The American legal system traces the personal service requirement from the English common law system in place during the colonial period. The custom itself is rooted in an imminently practical and just notion: a court should not enter a judgment against a defendant who is unaware that a lawsuit even exists. The rule requiring personal, in-hand delivery was a necessary measure of the 1600's, where communication over distance was unreliable and there were no central listings of where people could be found. In short, when there were no good means to simply send a message to a defendant that an action against him was pending. While the conditions justifying the strict enforcement of the personal service requirement have changed dramatically, the rule remains in effect.
A result of this rule is that a defendant who is completely aware of a lawsuit can move the court to get rid of it (“quash it”) on the grounds that he was not properly served.

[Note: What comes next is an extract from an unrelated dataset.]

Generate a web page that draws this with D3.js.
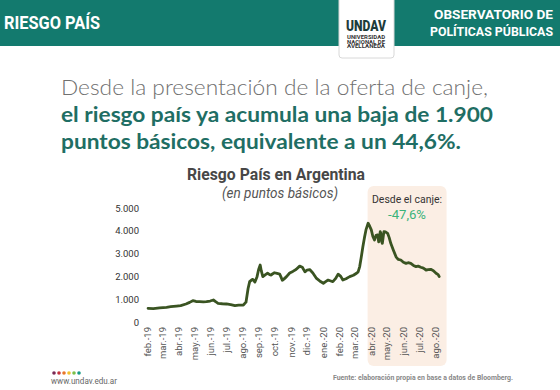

Thus, we have the absurd spectacle of a defendant appearing in court to argue that the case should come to a halt because made nobody made him aware of that very case! The usual claim made by defendants is that the process server gave it to a neighbor and not the defendant himself. In these cases, the defendant is not simply asking for more time to prepare or a chance for a rehearing on an issue decided in default. If the judge buys the defendant's story, the case is treated as though it had not yet begun. The lawsuit is returned to square one; the plaintiff must get a new summons issued and have the defendant re-served.

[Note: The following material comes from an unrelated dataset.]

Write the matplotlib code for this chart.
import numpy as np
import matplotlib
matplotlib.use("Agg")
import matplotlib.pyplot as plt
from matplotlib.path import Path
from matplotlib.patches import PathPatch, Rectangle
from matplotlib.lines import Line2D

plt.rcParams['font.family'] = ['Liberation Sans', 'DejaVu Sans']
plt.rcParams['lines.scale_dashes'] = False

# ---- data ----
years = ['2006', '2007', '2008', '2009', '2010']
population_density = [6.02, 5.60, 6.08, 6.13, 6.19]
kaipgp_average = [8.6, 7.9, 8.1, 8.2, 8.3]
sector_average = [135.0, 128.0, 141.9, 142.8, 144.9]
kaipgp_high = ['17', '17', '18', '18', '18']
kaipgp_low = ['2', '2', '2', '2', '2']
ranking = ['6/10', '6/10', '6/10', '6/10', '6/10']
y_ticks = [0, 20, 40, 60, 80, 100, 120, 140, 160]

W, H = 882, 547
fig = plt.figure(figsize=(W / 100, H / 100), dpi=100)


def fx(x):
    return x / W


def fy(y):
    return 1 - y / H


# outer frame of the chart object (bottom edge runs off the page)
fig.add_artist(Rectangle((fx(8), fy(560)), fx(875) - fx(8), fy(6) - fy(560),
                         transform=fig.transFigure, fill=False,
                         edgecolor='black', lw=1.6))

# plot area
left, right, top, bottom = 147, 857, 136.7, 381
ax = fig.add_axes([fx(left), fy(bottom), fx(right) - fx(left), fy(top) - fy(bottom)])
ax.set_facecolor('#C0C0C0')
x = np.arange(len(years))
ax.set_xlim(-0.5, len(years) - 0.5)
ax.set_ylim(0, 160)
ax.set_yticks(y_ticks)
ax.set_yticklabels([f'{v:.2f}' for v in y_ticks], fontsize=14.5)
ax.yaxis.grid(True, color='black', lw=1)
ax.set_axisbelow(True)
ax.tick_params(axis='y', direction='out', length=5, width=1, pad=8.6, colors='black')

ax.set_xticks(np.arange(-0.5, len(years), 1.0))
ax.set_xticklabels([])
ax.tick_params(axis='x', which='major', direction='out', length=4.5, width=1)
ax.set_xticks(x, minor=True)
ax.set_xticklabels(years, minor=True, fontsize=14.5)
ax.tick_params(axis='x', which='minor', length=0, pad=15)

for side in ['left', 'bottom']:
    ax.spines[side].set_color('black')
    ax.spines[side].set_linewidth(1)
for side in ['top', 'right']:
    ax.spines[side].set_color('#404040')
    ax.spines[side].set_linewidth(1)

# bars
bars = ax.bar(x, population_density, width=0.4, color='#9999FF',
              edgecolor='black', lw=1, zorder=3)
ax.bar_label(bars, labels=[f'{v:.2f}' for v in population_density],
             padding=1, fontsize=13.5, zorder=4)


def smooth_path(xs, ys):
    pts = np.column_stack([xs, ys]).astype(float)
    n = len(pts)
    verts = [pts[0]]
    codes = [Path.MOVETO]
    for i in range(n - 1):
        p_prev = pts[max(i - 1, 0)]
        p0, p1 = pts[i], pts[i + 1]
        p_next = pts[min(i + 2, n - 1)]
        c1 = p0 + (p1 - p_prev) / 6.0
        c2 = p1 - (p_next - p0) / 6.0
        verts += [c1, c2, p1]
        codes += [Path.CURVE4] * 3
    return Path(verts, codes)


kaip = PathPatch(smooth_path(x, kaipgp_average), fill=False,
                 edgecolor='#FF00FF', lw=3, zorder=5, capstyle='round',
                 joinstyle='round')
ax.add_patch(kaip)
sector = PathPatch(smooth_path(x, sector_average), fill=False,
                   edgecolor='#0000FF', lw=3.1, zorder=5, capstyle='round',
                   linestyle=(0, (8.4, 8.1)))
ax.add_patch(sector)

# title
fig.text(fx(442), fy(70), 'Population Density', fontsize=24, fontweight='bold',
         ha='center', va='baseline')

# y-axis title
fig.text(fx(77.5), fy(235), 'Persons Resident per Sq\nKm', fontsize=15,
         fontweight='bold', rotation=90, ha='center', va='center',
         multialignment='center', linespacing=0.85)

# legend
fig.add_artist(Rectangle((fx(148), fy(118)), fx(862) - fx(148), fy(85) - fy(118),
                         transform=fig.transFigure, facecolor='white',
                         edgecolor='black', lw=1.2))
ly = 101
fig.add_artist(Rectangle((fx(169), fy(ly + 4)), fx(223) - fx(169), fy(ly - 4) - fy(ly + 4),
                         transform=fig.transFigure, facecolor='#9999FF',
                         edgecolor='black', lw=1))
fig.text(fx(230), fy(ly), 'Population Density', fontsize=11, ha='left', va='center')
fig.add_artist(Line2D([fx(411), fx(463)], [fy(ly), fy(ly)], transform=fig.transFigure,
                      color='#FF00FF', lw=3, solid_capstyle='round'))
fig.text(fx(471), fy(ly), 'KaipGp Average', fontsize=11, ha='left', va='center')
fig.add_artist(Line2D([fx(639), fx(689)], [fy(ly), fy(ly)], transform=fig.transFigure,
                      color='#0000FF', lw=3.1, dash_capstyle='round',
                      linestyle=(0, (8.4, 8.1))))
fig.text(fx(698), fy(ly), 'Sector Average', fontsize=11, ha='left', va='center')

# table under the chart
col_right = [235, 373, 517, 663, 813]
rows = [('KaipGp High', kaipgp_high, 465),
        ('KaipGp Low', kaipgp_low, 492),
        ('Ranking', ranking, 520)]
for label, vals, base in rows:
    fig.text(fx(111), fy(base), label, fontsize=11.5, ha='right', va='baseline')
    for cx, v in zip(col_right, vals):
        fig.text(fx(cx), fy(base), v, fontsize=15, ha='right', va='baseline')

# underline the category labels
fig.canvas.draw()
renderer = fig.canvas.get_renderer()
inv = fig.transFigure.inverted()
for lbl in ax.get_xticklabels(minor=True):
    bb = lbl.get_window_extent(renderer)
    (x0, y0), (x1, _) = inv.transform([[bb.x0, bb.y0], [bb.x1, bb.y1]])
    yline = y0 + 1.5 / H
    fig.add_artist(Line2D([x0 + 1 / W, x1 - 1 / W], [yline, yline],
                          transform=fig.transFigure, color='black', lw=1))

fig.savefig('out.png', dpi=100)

Experienced litigants are well aware of this rule and often take great pains to avoid “knowing” about a lawsuit by, sometimes literally, running from the process server. At a minimum, the crafty defendant will frustrate service by simply refusing to open the door when the sheriff arrives. In one case, a husband who's wife had filed for divorce (they continued to live in the same house) wanted to avoid getting served with the divorce papers. To avoid receiving “notice” of the divorce he constructed a locked room in the basement where he spent most of his time so that he could hide inside his basement fort when his wife let the process server into the home.

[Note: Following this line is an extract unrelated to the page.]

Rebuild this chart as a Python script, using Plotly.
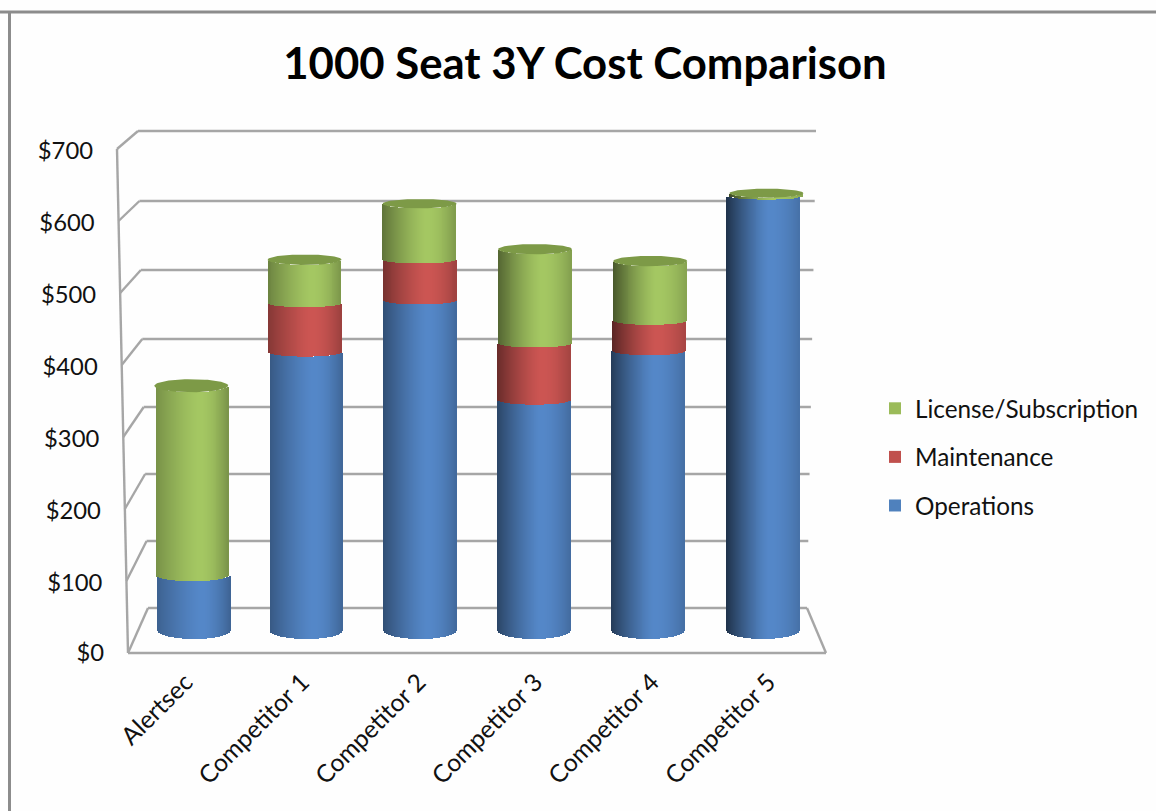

This frequently necessitates the use of private investigators who employ a vast arsenal of tricks to locate a defendant and get within arms length to effect personal service. Many of these methods are of dubious legality and involve somewhat distasteful deception (one investigator I know pretended to be delivering a singing telegram to get a defendant to open his apartment door). Nonetheless, our strict adherence to an outdated rule means that these shenanigans are a fixture of our civil justice system.
A rule of law that allows Defendants to avoid responsibility for their actions by simply burying their heads in the sand and refusing to open their doors is offensive to a basic sense of justice. In our modern era, law enforcement and credit bureau databases can locate most anybody within minutes. A generally reliable postal service, telephones, oh and lets not forget the internet, make it pretty hard to shut out bad news if even a modicum of effort is put into informing a person of a pending lawsuit. Essentially, the means currently exist for clerks of court to reliably send out notice to defendants, without the need for our centuries-old game of legal tag.
Let me be clear, I am not in any way blaming lawyers who bring these motions on behalf of clients. As attorneys, we have an ethical obligation to use any rule to our client's advantage. Rather, the blame lies with a system of justice that continues to maintain a practice rooted in an era of carriages and petticoats in the age of the internet.
As it seems unlikely that personal service will be entirely abandoned anytime soon, I offer a modest proposal: modify the civil procedure rules so that a defendant claiming improper service can at most vacate any judgments and treat the case as though that defendant had just filed a proper appearance. If defendants know that feigning ignorance will gain them little or nothing, far fewer will choose to act like children by covering their eyes or building a fort in their basements.